Climate change was treating Michigan and the Great Lakes with two extra-hot weeks in late September. I was sweating like hell and cursed myself for not having kept to my diet lately. Admittedly, I did pig out at the splendid barbecues and couch-buffets with my suburb friends, yet not without expressing a line of critique towards America’s wasteful lifestyle—something I naturally felt obliged to. Anyway, because of overweight, my sight seeing plan was laid out according to a string of air-conditioned venues and edifices that I could easily reach; from DIA to Hop Cat, Wholefoods to MOCAD, and the Orchestra Hall to Starbucks. I was in town for art and music (and obviously food). Still, I looked forward to stroll the city that brought forth so many rhythms and riches to the upbeat era of American dreamers. Once upon a time, nobody could even imagine the chain of crises that haunted the city.
Today, the defeated metropolis reveals itself as a faint vision of a nearing hyper-capitalist and over-privatized future. The city equally inhibits dystopian and utopian spirits, yet strangely inverted. Private capital bought up the whole city center and supplements public structures like safety, public transport and a profitable loan-business that seems to have revived the real estate business, or at least speculating on it.
In the course of the crash and later transitions, culture, and particularly the city’s collection of fine arts was targeted straightforwardly by bill collectors. Private donators warded off the sell-out and bailed out the city’s growing dept. Vice versa, the city is paying its toll in power. Residents say that there is hardly a budget to buy staplers and pencils. So the city council now gives in to most dreams of its wealthy owners.
Surprisingly, the living arts thrive. They have always been and still are dependent on private funders. Ever since private capital grew, art and money are tied together. American tax politics make this liaison even more profitable. Yet, the higher the arts—the richer and pinker its stakeholders. This might be the reason why, in a city with a population of 90% Afro-Americans, a concert of modern compositions in Cagean tradition attracts a 99% pink audience. This is exactly what—pinky me—experienced on the first night of a 3-day marathon of contemporary music titled “Strange Beautiful Music”. No big surprise considering the fact that John Cage felt great unease with musics like rock and roll, free jazz or improv. He openly favored a pink Eurological canon (Lewis 1996).
Now, is Detroit a city at the cusp of dividing (again)?
DEFINITELY NOT! And this is precisely BECAUSE music plays such a significant role in its history. Who doesn’t recall their favorite Motown idols? Prince, Michael Jackson, Aretha Franklin or Diana Ross? Detroit’s music history continued in House and Techno that expanded worldwide into underground clubs inviting millions of bodies and minds to immerse in a feeling of spiritual and communal ecstasy. This is surely a romanticist’s perspective, but one exhibition in Detroit did particularly tackle popular music’s genuine subversive powers and its political agency.

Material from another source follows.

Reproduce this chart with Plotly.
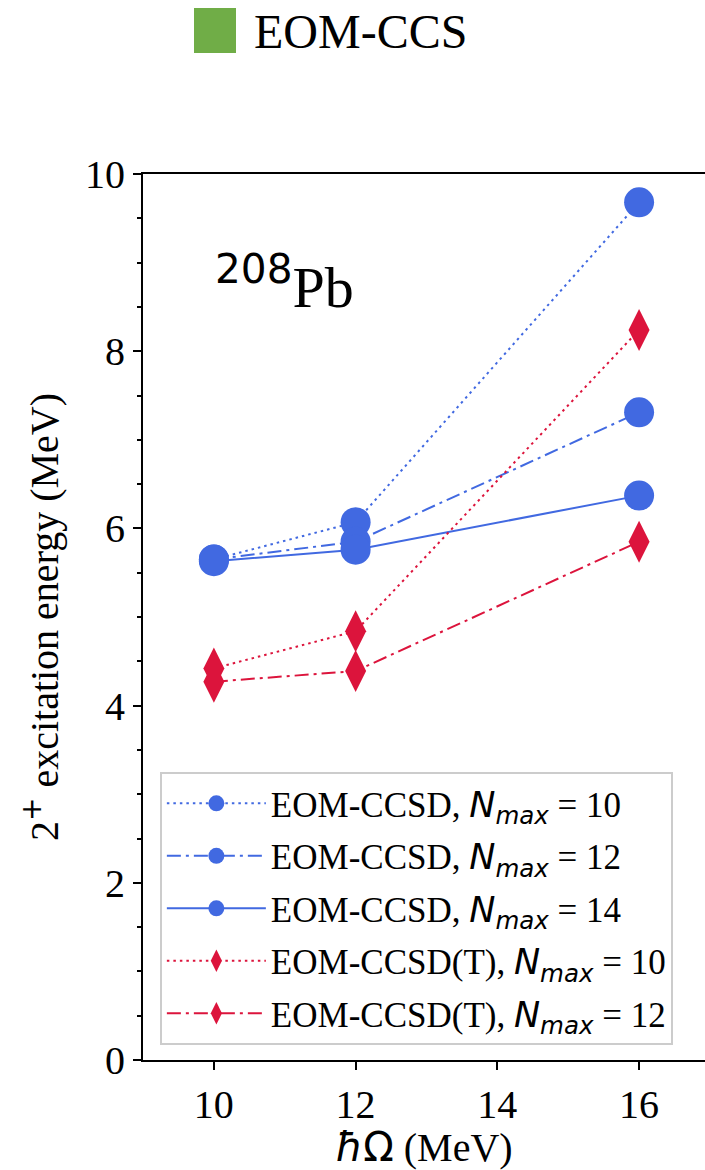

Until January 7th 2018, MOCAD is showing Sonic Rebellion: Music as Resistance—a historical and aesthetic analysis of in great parts excluded, truly serious art that touches public and social agendas. Reaching from Berry Gordy’s side label BLACK FORUM, through first Punk Rock movements, Hip Hop and House up to today’s abstract sound studies, the prominent art-jetsetter Jens Hoffman (currently suspended for alleged sexual harassment) and (co-?)curator Robin K. Williams, Ford Curatorial Fellow, put together a well-selected presentation of Detroit’s artistic movements that did not make it into the finely preserved and pinkishly polished institutional collections before. Chapeau! This exhibition proved my first impression of the United States of Trump-Dream-World wrong.
I definitely want to see more initiatives that research the cultural and artistic heritage of overheard and marginalized minorities. Private donors worldwide: Go for it! Help maintain the richness of ALL human intellect! Multi-colored hipster-tourists from the Global Village will appreciate your initiative! It seems uncertain whether publicly funded institutions will have the resources and genuine motivation to support and maintain much more but its pink cultural heritage and classify everything other in questionable ethnographic orders (hello Europe). Serious art includes more than the Eurological canon. Its time to over through some fixed ideas on the cultural hegemony of western narratives.